-- TASK BRIEF --
Your copy should be exact, beginning at the line containing "Write a Python" and ending at the line containing "from matplotlib.patches import", with both lines kept and every picture dropped.

**********

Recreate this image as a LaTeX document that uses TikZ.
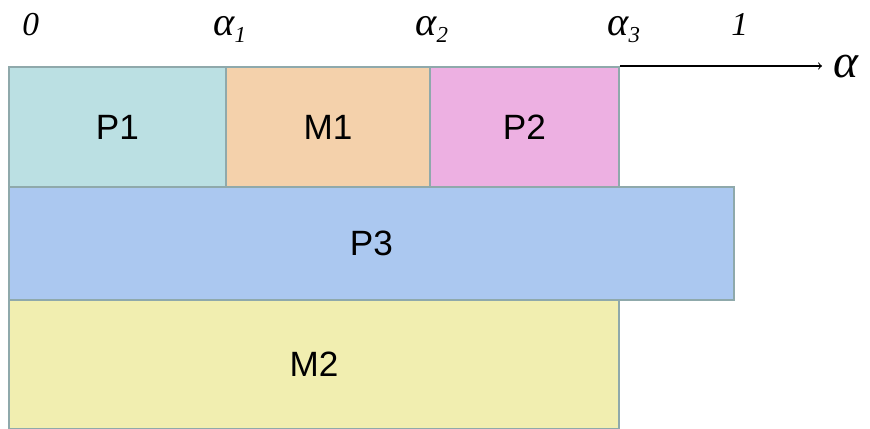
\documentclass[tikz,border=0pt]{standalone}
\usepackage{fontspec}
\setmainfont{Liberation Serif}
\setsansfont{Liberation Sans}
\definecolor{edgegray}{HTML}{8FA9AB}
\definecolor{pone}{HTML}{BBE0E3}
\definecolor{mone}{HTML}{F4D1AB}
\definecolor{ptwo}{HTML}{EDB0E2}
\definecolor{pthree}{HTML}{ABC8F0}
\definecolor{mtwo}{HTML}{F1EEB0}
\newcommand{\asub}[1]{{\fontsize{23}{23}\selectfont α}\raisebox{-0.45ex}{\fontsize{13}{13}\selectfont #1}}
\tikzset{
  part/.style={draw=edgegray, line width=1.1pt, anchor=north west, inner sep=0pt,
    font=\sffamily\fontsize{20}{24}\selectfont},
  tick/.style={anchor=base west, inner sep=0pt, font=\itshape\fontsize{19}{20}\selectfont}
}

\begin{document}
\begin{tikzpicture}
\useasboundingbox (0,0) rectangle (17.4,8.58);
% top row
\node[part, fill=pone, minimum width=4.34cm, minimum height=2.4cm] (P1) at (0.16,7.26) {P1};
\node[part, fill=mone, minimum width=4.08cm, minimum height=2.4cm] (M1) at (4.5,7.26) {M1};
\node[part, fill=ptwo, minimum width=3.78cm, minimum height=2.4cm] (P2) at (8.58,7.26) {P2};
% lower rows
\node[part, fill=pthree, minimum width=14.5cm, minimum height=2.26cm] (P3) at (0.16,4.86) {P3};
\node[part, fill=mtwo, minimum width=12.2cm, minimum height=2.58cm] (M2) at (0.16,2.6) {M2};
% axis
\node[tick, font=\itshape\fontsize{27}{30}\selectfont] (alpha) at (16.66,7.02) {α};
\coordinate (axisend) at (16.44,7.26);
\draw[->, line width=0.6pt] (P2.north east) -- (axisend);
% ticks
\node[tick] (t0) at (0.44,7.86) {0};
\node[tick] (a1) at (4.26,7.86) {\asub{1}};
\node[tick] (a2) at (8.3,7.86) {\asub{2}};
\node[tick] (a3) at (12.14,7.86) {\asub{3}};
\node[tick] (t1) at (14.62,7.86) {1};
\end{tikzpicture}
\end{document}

**********

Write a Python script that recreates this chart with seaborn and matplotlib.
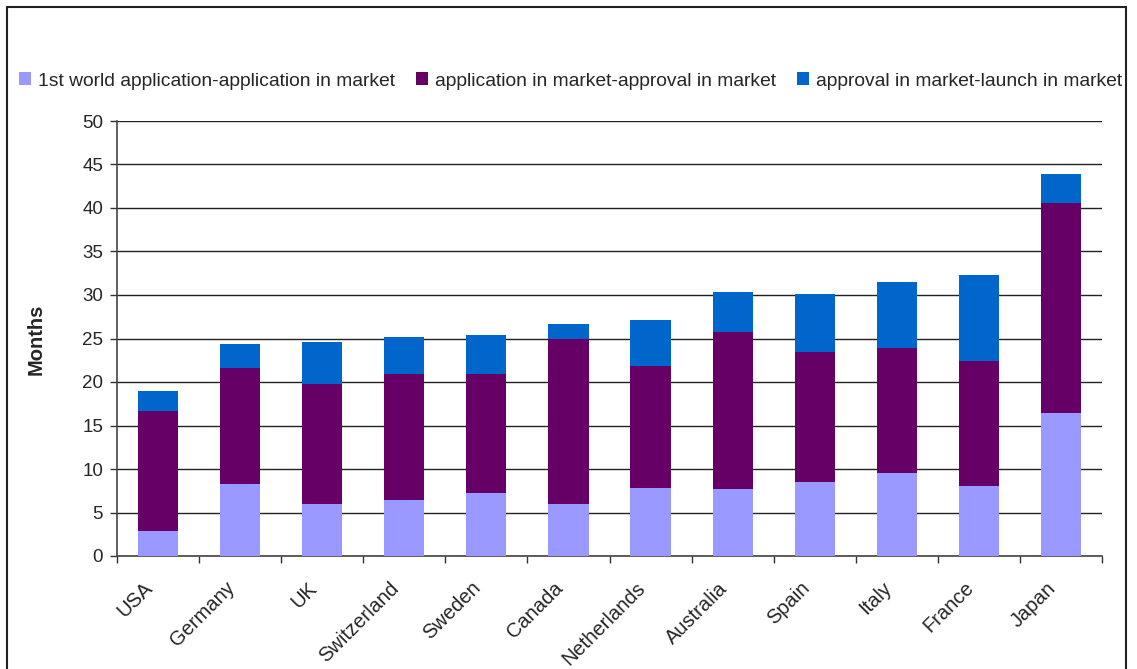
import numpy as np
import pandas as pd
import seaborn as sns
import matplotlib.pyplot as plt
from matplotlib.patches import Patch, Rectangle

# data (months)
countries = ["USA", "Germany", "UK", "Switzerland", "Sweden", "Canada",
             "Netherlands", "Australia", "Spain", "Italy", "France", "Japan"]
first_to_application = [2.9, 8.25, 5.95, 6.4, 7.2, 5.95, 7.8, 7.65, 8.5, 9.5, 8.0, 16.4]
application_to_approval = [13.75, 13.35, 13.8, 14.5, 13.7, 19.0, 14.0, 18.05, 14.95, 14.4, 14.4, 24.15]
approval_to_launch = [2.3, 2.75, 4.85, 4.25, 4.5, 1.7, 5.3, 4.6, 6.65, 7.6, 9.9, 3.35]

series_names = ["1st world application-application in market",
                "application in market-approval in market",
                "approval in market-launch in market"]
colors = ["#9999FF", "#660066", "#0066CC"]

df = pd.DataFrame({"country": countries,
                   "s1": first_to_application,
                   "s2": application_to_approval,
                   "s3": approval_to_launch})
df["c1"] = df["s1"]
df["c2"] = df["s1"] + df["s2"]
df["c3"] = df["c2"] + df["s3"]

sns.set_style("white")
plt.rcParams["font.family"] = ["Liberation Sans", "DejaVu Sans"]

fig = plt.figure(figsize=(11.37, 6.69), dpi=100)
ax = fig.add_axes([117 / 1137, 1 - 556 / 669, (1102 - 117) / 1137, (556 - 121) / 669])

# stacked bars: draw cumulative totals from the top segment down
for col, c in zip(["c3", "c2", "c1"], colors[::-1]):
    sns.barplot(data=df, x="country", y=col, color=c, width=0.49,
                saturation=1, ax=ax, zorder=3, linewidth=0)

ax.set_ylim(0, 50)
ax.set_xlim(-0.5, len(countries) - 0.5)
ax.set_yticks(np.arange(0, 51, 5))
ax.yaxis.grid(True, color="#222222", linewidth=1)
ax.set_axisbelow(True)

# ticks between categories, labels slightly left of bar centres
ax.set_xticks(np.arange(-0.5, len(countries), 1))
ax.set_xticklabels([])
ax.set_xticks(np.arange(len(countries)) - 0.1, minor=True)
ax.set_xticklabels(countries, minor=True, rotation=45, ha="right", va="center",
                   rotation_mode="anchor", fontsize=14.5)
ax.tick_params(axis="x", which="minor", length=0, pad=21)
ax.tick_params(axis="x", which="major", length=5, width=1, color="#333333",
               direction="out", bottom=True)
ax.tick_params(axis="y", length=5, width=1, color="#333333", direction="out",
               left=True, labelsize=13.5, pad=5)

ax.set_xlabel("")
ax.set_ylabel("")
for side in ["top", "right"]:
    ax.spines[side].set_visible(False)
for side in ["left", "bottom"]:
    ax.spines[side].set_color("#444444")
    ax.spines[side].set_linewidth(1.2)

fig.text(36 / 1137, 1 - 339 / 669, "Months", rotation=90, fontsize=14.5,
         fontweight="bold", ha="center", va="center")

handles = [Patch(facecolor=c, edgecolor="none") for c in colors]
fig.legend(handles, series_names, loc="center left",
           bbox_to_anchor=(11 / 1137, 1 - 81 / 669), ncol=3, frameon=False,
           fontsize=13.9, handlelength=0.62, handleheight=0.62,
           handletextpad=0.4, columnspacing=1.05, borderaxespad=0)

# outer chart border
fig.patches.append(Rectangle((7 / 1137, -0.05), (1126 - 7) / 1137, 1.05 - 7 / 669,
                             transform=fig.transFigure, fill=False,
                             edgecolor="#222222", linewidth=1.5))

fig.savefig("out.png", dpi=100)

**********

-- COMPLETED TASK --
Write a Python script that recreates this chart with seaborn and matplotlib.
import numpy as np
import pandas as pd
import seaborn as sns
import matplotlib.pyplot as plt
from matplotlib.patches import Patch, Rectangle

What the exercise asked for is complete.